In three years here I've celebrated two New Year's Eves with Georgian families. After that, a European New Year feels modest. Tip: if you're staying in a guesthouse on December 31st, ask the host if you can join their table. Georgians almost never say no. This isn't just politeness — it's how the culture works.
Georgia celebrates New Year three times: December 31st (international), January 7th (Orthodox Christmas — the main family holiday), January 14th (Old New Year by the Julian calendar). Tbilisi stays decorated from early December until mid-January.
Restaurant packages on New Year's Eve run ₾100–200. But a Georgian home celebration is genuinely priceless.
How Much Does a Winter Trip Cost?
| Expense | Summer | Winter | Saving |
|---|---|---|---|
| 3-star hotel | ₾150–200 | ₾80–120 | –40% |
| Apartment / Airbnb | ₾80–120 | ₾50–80 | –35% |
| Guided tour | ₾128+ | ₾128+ | 0% (but more available) |
| Flights | High | Low | –30–50% |
| Ski day (Gudauri) | — | ₾50–70 pass + ₾30–50 rental | vs Alps: –70% |
Sulfur Baths and Thermal Springs
Winter is the best time for thermal baths anywhere in the world — and Georgia has excellent ones.
Abanotubani sulfur baths (Tbilisi). Open year-round, but in winter they're a revelation: steam clouds rising from the domed rooftops into cold air, no queue for a private room. A private cabin with a hot sulfurous bath costs ₾20–30/hour for two people. After a full day in mountain cold, this is the perfect ending.
From personal experience: I bring tourists to Abanotubani after Kazbegi winter tours every time. Hot sulfurous water after mountain cold is something you can't describe — you have to feel it.
Tskaltubo (near Kutaisi). Soviet-era spa resort with radon springs. Enormous Stalinist-era sanatoriums alongside working bathhouses — abandoned grandeur meets functioning tradition. 2.5 hours from Tbilisi. In winter it's atmospheric and almost empty.
Borjomi. Famous for mineral water and pine forests. Not strictly a thermal resort, but natural hot springs are nearby. In winter: snow, silence, the smell of pine. Pairs perfectly with a Bakuriani ski day.
Roads and Heating: What to Expect
Honest logistics — so there are no surprises.
The Jvari Pass (road to Kazbegi) closes during snowfall and ice — roughly 3–8 times per month, usually for a few hours at a time. Check status before departure via the MDF Georgia app or call +995 577 991 959. The road re-opens after clearing; closures are rarely all-day events.

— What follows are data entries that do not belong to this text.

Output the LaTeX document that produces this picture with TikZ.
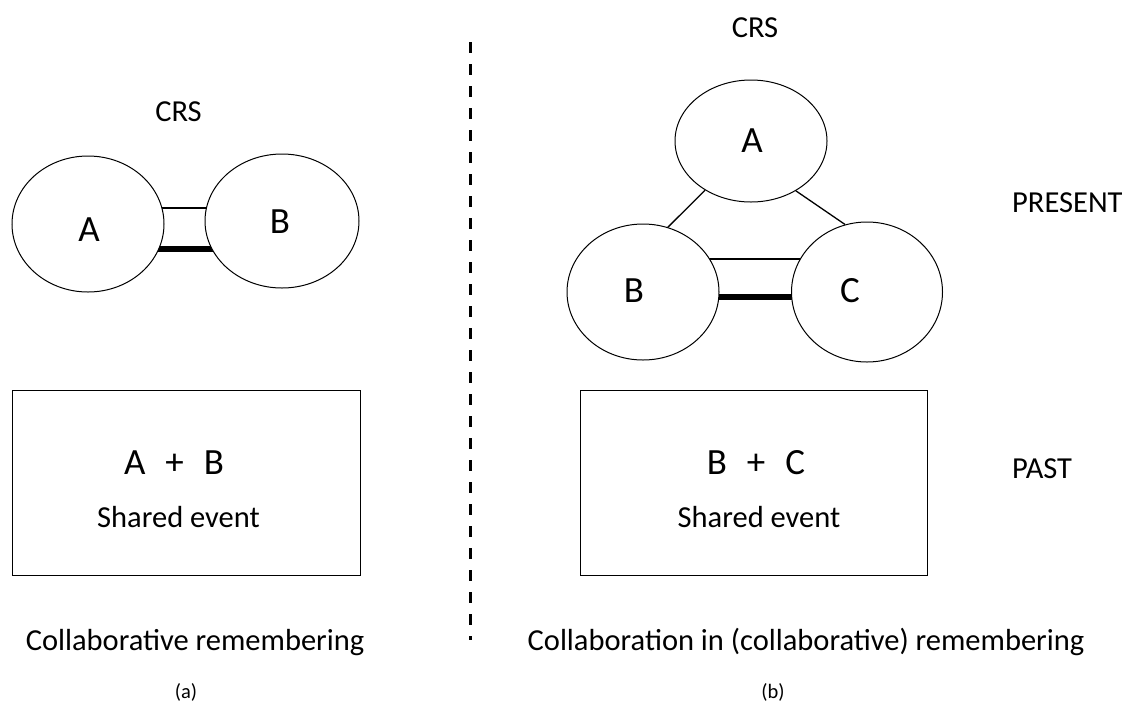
\documentclass[tikz,border=0pt]{standalone}
\usepackage{fontspec}
\setmainfont{Carlito}
\usetikzlibrary{backgrounds,calc,shapes.geometric}
\begin{document}
\begin{tikzpicture}[x=1pt,y=-1pt,
  circ/.style={draw,ellipse,fill=white,line width=1pt,inner sep=0pt},
  thinlink/.style={line width=1.3pt},
  thicklink/.style={line width=6pt},
  lbl/.style={font=\fontsize{30.5}{33}\selectfont,anchor=base,inner sep=0pt},
  big/.style={font=\fontsize{37}{40}\selectfont,anchor=base,inner sep=0pt},
  sm/.style={font=\fontsize{20.5}{24}\selectfont},
  box/.style={draw,line width=1pt,minimum width=348pt,minimum height=185pt,inner sep=0pt}
]
\useasboundingbox (0,0) rectangle (1125,713);
% ---- left (a)
\node[lbl] (crsa) at (178.5,121) {CRS};
\node[circ,minimum width=152pt,minimum height=136pt] (eA) at (88,224) {};
\node[circ,minimum width=154pt,minimum height=134pt] (eB) at (282,221) {};
\node[big] (lA) at (89,241) {A};
\node[big] (lB) at (280,233) {B};
\begin{scope}[on background layer]
  \path ($(eA.center)+(0,-16)$) coordinate (t1) ($(eA.center)+(0,25)$) coordinate (t2);
  \draw[thinlink] (t1) -- (t1 -| eB.center);
  \draw[thicklink] (t2) -- (t2 -| eB.center);
\end{scope}
\node[box] (boxa) at (186,482.5) {};
\node[big] (abtxt) at (174,474) {A\hspace{20pt}+\hspace{20pt}B};
\node[lbl] (seA) at (178.5,527) {Shared event};
\node[lbl] (capa) at (195,650) {Collaborative remembering};
\node[sm] (tagA) at (186,692) {(a)};
% ---- divider
\coordinate (d1) at (470,42);
\coordinate (d2) at (470,640);
\draw[line width=3pt,dash pattern=on 11pt off 11pt] (d1) -- (d2);
% ---- right (b)
\node[lbl] (crsb) at (755,37) {CRS};
\node[circ,minimum width=152pt,minimum height=122pt] (rA) at (751,141) {};
\node[circ,minimum width=152pt,minimum height=136pt] (rB) at (643,292) {};
\node[circ,minimum width=151pt,minimum height=140pt] (rC) at (867,292) {};
\node[big] (lrA) at (752,152) {A};
\node[big] (lrB) at (634,302) {B};
\node[big] (lrC) at (850,302) {C};
\draw[line width=1.3pt] (rA.227) -- (rB.69);
\draw[line width=1.3pt] (rA.312) -- (rC.108);
\begin{scope}[on background layer]
  \path ($(rB.center)+(0,-33)$) coordinate (t3) ($(rB.center)+(0,5)$) coordinate (t4);
  \draw[thinlink] (t3) -- (t3 -| rC.center);
  \draw[thicklink] (t4) -- (t4 -| rC.center);
\end{scope}
\node[lbl,anchor=base west] (present) at (1012,212) {PRESENT};
\node[lbl,anchor=base west] (past) at (1012,478) {PAST};
\node[box,minimum width=347pt] (boxb) at (753.5,482.5) {};
\node[big] (bctxt) at (756,474) {B\hspace{20pt}+\hspace{20pt}C};
\node[lbl] (seB) at (759,527) {Shared event};
\node[lbl] (capb) at (806,650) {Collaboration in (collaborative) remembering};
\node[sm] (tagB) at (773,692) {(b)};
\end{tikzpicture}
\end{document}
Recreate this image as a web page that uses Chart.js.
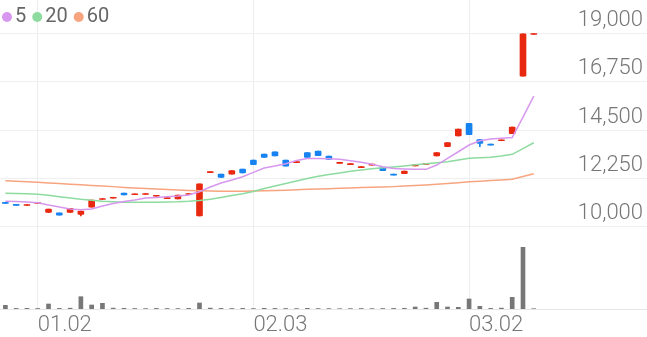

Georgian Military Highway in winter is actually more dramatic than in summer — snow walls after clearing, empty roads, white Kazbek against blue sky. But only if the pass is open.
Heating in Georgian apartments is worth noting. Central heating is not as widespread as in Russia or Europe: most apartments use gas convectors or electric heaters. Good hotels and apartments handle this fine, but cheap guesthouses can be cold. Always confirm when booking: "Is there heating in the room?" In January, this isn't a minor detail.